> [Problem to work on]:
Gather, from the listing beneath this task, every line holding the string "with".

— Start Material shown —

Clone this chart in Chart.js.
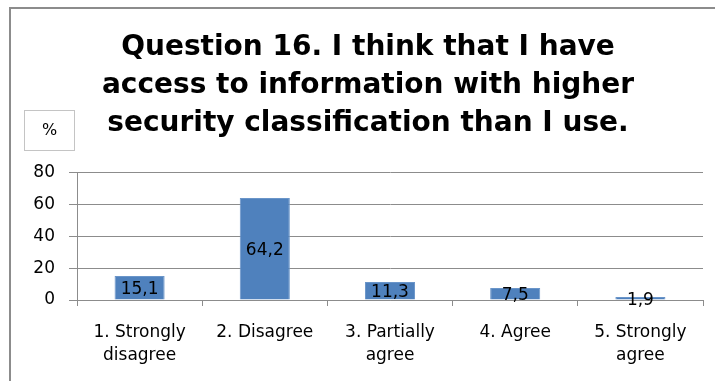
<!DOCTYPE html>
<html>
<head>
<meta charset="utf-8">
<script src="https://cdn.jsdelivr.net/npm/chart.js@4.4.1/dist/chart.umd.min.js"></script>
<style>
  html, body { margin: 0; padding: 0; background: #fff; }
  #wrap { width: 715px; height: 381px; }
</style>
</head>
<body>
<div id="wrap"><canvas id="q16Chart" width="715" height="381"></canvas></div>
<script>
/************** DATA **************/
const categories = [
  ["1. Strongly", "disagree"],
  "2. Disagree",
  ["3. Partially", "agree"],
  "4. Agree",
  ["5. Strongly", "agree"]
];
const percents = [15.1, 64.2, 11.3, 7.5, 1.9];
const titleLines = [
  "Question 16. I think that I have",
  "access to information with higher",
  "security classification than I use."
];
const unitLabel = "%";

const FONT = "'DejaVu Sans', sans-serif";

/************** PLUGINS **************/
// frame of the chart area + the small "%" box
const framePlugin = {
  id: "frame",
  beforeDraw(chart) {
    const ctx = chart.ctx;
    ctx.save();
    ctx.strokeStyle = "#8c8c8c";
    ctx.lineWidth = 2;
    ctx.beginPath();
    ctx.moveTo(10, chart.height);
    ctx.lineTo(10, 8);
    ctx.lineTo(chart.width, 8);
    ctx.stroke();

    ctx.strokeStyle = "#c4c4c4";
    ctx.lineWidth = 1;
    ctx.strokeRect(24.5, 110.5, 50, 40);
    ctx.fillStyle = "#000";
    ctx.font = "16px " + FONT;
    ctx.textAlign = "center";
    ctx.textBaseline = "middle";
    ctx.fillText(unitLabel, 49.5, 131);
    ctx.restore();
  }
};

// value written in the middle of each bar, decimal comma
const valueLabels = {
  id: "valueLabels",
  afterDatasetsDraw(chart) {
    const ctx = chart.ctx;
    const meta = chart.getDatasetMeta(0);
    ctx.save();
    ctx.fillStyle = "#000";
    ctx.font = "17px " + FONT;
    ctx.textAlign = "center";
    ctx.textBaseline = "middle";
    meta.data.forEach((bar, i) => {
      const v = chart.data.datasets[0].data[i];
      ctx.fillText(String(v).replace(".", ","), bar.x, (bar.y + bar.base) / 2 + 2);
    });
    ctx.restore();
  }
};

/************** CHART **************/
const ctx = document.getElementById("q16Chart").getContext("2d");

new Chart(ctx, {
  type: "bar",
  data: {
    labels: categories,
    datasets: [{
      data: percents,
      backgroundColor: "#4f81bd",
      borderColor: "#6a95c9",
      borderWidth: 1,
      barPercentage: 0.4,
      categoryPercentage: 1
    }]
  },
  options: {
    responsive: false,
    animation: false,
    layout: { padding: { top: 10, left: 33, right: 12, bottom: 0 } },
    plugins: {
      legend: { display: false },
      tooltip: { enabled: false },
      title: {
        display: true,
        text: titleLines,
        color: "#000",
        font: { family: FONT, size: 28, weight: "bold", lineHeight: 1.357 },
        padding: { top: 19, bottom: 30 }
      }
    },
    scales: {
      x: {
        grid: {
          offset: true,
          drawOnChartArea: false,
          drawTicks: true,
          tickLength: 6,
          color: "#8c8c8c"
        },
        border: { color: "#8c8c8c" },
        ticks: {
          color: "#000",
          padding: 16,
          maxRotation: 0,
          font: { family: FONT, size: 17, lineHeight: 1.3 }
        },
        afterFit(scale) { scale.height = 81; }
      },
      y: {
        min: 0,
        max: 80,
        ticks: {
          stepSize: 20,
          color: "#000",
          padding: 14,
          font: { family: FONT, size: 17 }
        },
        grid: { color: "#8c8c8c", tickLength: 8 },
        border: { color: "#8c8c8c" },
        afterFit(scale) { scale.width = 44; }
      }
    }
  },
  plugins: [framePlugin, valueLabels]
});
</script>
</body>
</html>
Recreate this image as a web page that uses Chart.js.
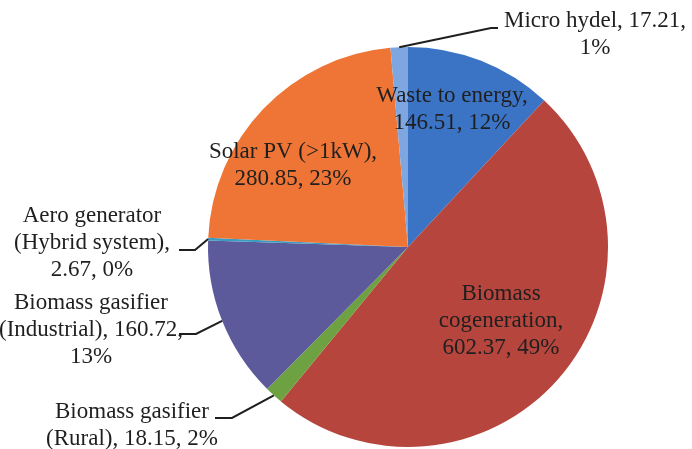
<!DOCTYPE html>
<html>
<head>
<meta charset="utf-8">
<script src="https://cdn.jsdelivr.net/npm/chart.js@4"></script>
<style>
  body { margin: 0; background: #fff; }
  canvas { display: block; }
</style>
</head>
<body>
<canvas id="chart" width="692" height="449"></canvas>
<script>
// data, clockwise from 12 o'clock
const categories = [
    "Waste to energy",
    "Biomass cogeneration",
    "Biomass gasifier (Rural)",
    "Biomass gasifier (Industrial)",
    "Aero generator (Hybrid system)",
    "Solar PV (>1kW)",
    "Micro hydel"
];
const values = [146.51, 602.37, 18.15, 160.72, 2.67, 280.85, 17.21];
const percents = ["12%", "49%", "2%", "13%", "0%", "23%", "1%"];
const colors = ["#3b74c5", "#b5453d", "#6ea142", "#5c5a9b", "#3a9cc0", "#ee7535", "#7ea6e0"];

// label text lines per slice
const labelLines = [
    ["Waste to energy,", values[0] + ", " + percents[0]],
    ["Biomass", "cogeneration,", values[1] + ", " + percents[1]],
    ["Biomass gasifier", "(Rural), " + values[2] + ", " + percents[2]],
    ["Biomass gasifier", "(Industrial), " + values[3] + ",", percents[3]],
    ["Aero generator", "(Hybrid system),", values[4] + ", " + percents[4]],
    ["Solar PV (>1kW),", values[5] + ", " + percents[5]],
    ["Micro hydel, " + values[6] + ",", percents[6]]
];

// label placement (centre x, first baseline y) and leader ends
const labelPos = [
    { x: 452, y: 102 },
    { x: 501, y: 300 },
    { x: 132, y: 418 },
    { x: 91, y: 309 },
    { x: 92, y: 222 },
    { x: 293, y: 158 },
    { x: 595, y: 27 }
];
const leaders = [
    null,
    null,
    { from: [215, 418], elbow: [232, 418] },
    { from: [179, 334], elbow: [196, 334] },
    { from: [179, 250], elbow: [195, 250] },
    null,
    { from: [498, 28], elbow: [491, 28] }
];

const labelPlugin = {
    id: "sliceLabels",
    afterDatasetsDraw(chart) {
        const ctx = chart.ctx;
        const arcs = chart.getDatasetMeta(0).data;
        ctx.save();
        ctx.font = "23px 'Liberation Serif', 'Times New Roman', serif";
        ctx.fillStyle = "#1f1f1f";
        ctx.textAlign = "center";
        ctx.textBaseline = "alphabetic";
        labelLines.forEach((lines, i) => {
            const p = labelPos[i];
            lines.forEach((t, j) => ctx.fillText(t, p.x, p.y + j * 27));
        });
        ctx.strokeStyle = "#1f1f1f";
        ctx.lineWidth = 2;
        leaders.forEach((l, i) => {
            if (!l) return;
            const a = arcs[i];
            const mid = (a.startAngle + a.endAngle) / 2;
            const ex = a.x + Math.cos(mid) * a.outerRadius;
            const ey = a.y + Math.sin(mid) * a.outerRadius;
            ctx.beginPath();
            ctx.moveTo(l.from[0], l.from[1]);
            ctx.lineTo(l.elbow[0], l.elbow[1]);
            ctx.lineTo(ex, ey);
            ctx.stroke();
        });
        ctx.restore();
    }
};

new Chart(document.getElementById("chart"), {
    type: "pie",
    data: {
        labels: categories,
        datasets: [{
            data: values,
            backgroundColor: colors,
            borderWidth: 0
        }]
    },
    options: {
        responsive: false,
        animation: false,
        layout: { padding: { left: 208, right: 84, top: 47, bottom: 2 } },
        plugins: {
            legend: { display: false },
            tooltip: { enabled: false }
        }
    },
    plugins: [labelPlugin]
});
</script>
</body>
</html>
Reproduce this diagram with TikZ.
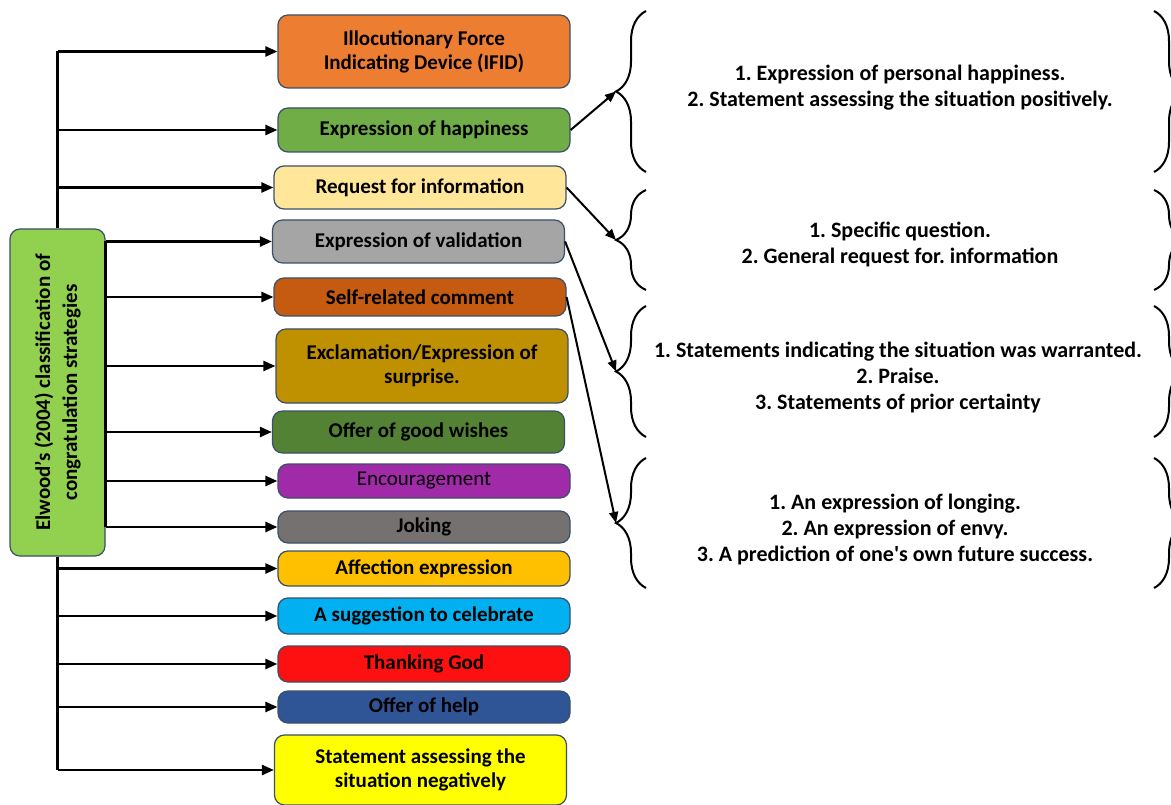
\documentclass[tikz,border=0pt]{standalone}
\usepackage{fontspec}
\setmainfont{Carlito}[Ligatures=TeXOff]
\usetikzlibrary{arrows.meta,decorations.pathreplacing}
\definecolor{cEdge}{HTML}{3A5068}
\definecolor{cRoot}{HTML}{92D050}
\definecolor{cIfid}{HTML}{ED7D31}
\definecolor{cHappy}{HTML}{70AD47}
\definecolor{cRequest}{HTML}{FFE699}
\definecolor{cValid}{HTML}{A5A5A5}
\definecolor{cSelf}{HTML}{C55A11}
\definecolor{cExcl}{HTML}{BF9000}
\definecolor{cWishes}{HTML}{548235}
\definecolor{cEncour}{HTML}{A12AA9}
\definecolor{cJoking}{HTML}{767171}
\definecolor{cAffect}{HTML}{FFC000}
\definecolor{cSuggest}{HTML}{00B0F0}
\definecolor{cThank}{HTML}{FF1010}
\definecolor{cHelp}{HTML}{2F5597}
\definecolor{cNeg}{HTML}{FFFF00}
\frenchspacing
\tikzset{
	box/.style={draw=cEdge, line width=1.2pt, rounded corners=10pt, minimum width=292pt,
		align=center, inner sep=2pt, font=\fontsize{21}{24}\selectfont\bfseries},
	trunk/.style={line width=3pt},
	arr/.style={line width=2.5pt, -{Triangle[length=12pt,width=10pt]}},
	link/.style={line width=2pt, -{Triangle[length=11pt,width=9pt]}},
	brace/.style={line width=2pt, decorate, decoration={brace, amplitude=30pt}},
	list/.style={align=center, font=\fontsize{22}{26}\selectfont\bfseries}
}
\begin{document}
\begin{tikzpicture}[x=1pt, y=-1pt]
	\useasboundingbox (0,0) rectangle (1171,805);
	% root box
	\node[box, fill=cRoot, rotate=90, minimum width=327pt, minimum height=95pt,
		font=\fontsize{21}{27}\selectfont\bfseries] (root) at (57.5,392.5)
		{Elwood’s (2004) classification of\\congratulation strategies};
	% strategies
	\node[box, fill=cIfid, minimum height=73pt] (ifid) at (424,51.5) {Illocutionary Force\\Indicating Device (IFID)};
	\node[box, fill=cHappy, minimum height=44pt] (happy) at (424,130) {Expression of happiness};
	\node[box, fill=cRequest, minimum height=43pt] (request) at (420,187.5) {Request for information};
	\node[box, fill=cValid, minimum height=43pt] (valid) at (418.5,241.5) {Expression of validation};
	\node[box, fill=cSelf, minimum height=38pt] (self) at (420,297) {Self-related comment};
	\node[box, fill=cExcl, minimum height=74pt] (excl) at (422,366) {Exclamation/Expression of\\surprise.};
	\node[box, fill=cWishes, minimum height=42pt] (wishes) at (418.5,432) {Offer of good wishes};
	\node[box, fill=cEncour, minimum height=34pt, font=\fontsize{21}{24}\selectfont] (encour) at (424,481) {Encouragement};
	\node[box, fill=cJoking, minimum height=32pt] (joking) at (424,527) {Joking};
	\node[box, fill=cAffect, minimum height=35pt] (affect) at (424,568.5) {Affection expression};
	\node[box, fill=cSuggest, minimum height=36pt] (suggest) at (424,616) {A suggestion to celebrate};
	\node[box, fill=cThank, minimum height=36pt] (thank) at (424,664) {Thanking God};
	\node[box, fill=cHelp, minimum height=32pt] (help) at (424,707) {Offer of help};
	\node[box, fill=cNeg, minimum height=70pt] (neg) at (420.5,770) {Statement assessing the\\situation negatively};
	% trunks
	\draw[trunk] (root.east) -- (root.east |- ifid.west);
	\draw[trunk] (root.west) -- (root.west |- neg.west);
	\draw[trunk] (root.south |- valid.west) -- (root.south |- joking.west);
	\foreach \n in {ifid,happy,request,affect,suggest,thank,help,neg}
		\draw[arr] (root.east |- \n.west) -- (\n.west);
	\foreach \n in {valid,self,excl,wishes,encour,joking}
		\draw[arr] (root.south |- \n.west) -- (\n.west);
	% braces
	\foreach \t/\b/\i in {11/172/1, 190/290/2, 306/437/3, 458/588/4}
	{
		\draw[brace] (646,\b) -- (646,\t);
		\draw[brace] (1154,\t) -- (1154,\b);
		\coordinate (tip\i) at (616,{(\t+\b)/2});
	};
	\node[list] (sub1) at (900,88) {1. Expression of personal happiness.\\2. Statement assessing the situation positively.};
	\node[list] (sub2) at (900,244.5) {1. Specific question.\\2. General request for. information};
	\node[list] (sub3) at (898,377.5) {1. Statements indicating the situation was warranted.\\2. Praise.\\3. Statements of prior certainty};
	\node[list] (sub4) at (895,529.5) {1. An expression of longing.\\2. An expression of envy.\\3. A prediction of one's own future success.};
	% links to sub-strategies
	\draw[link] (happy.east) -- (tip1);
	\draw[link] (request.east) -- (tip2);
	\draw[link] (valid.east) -- (tip3);
	\draw[link] (self.east) -- (tip4);
\end{tikzpicture}
\end{document}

— End Material shown —

> [Answer to this exercise]:
  "access to information with higher",
Reproduce this diagram with TikZ.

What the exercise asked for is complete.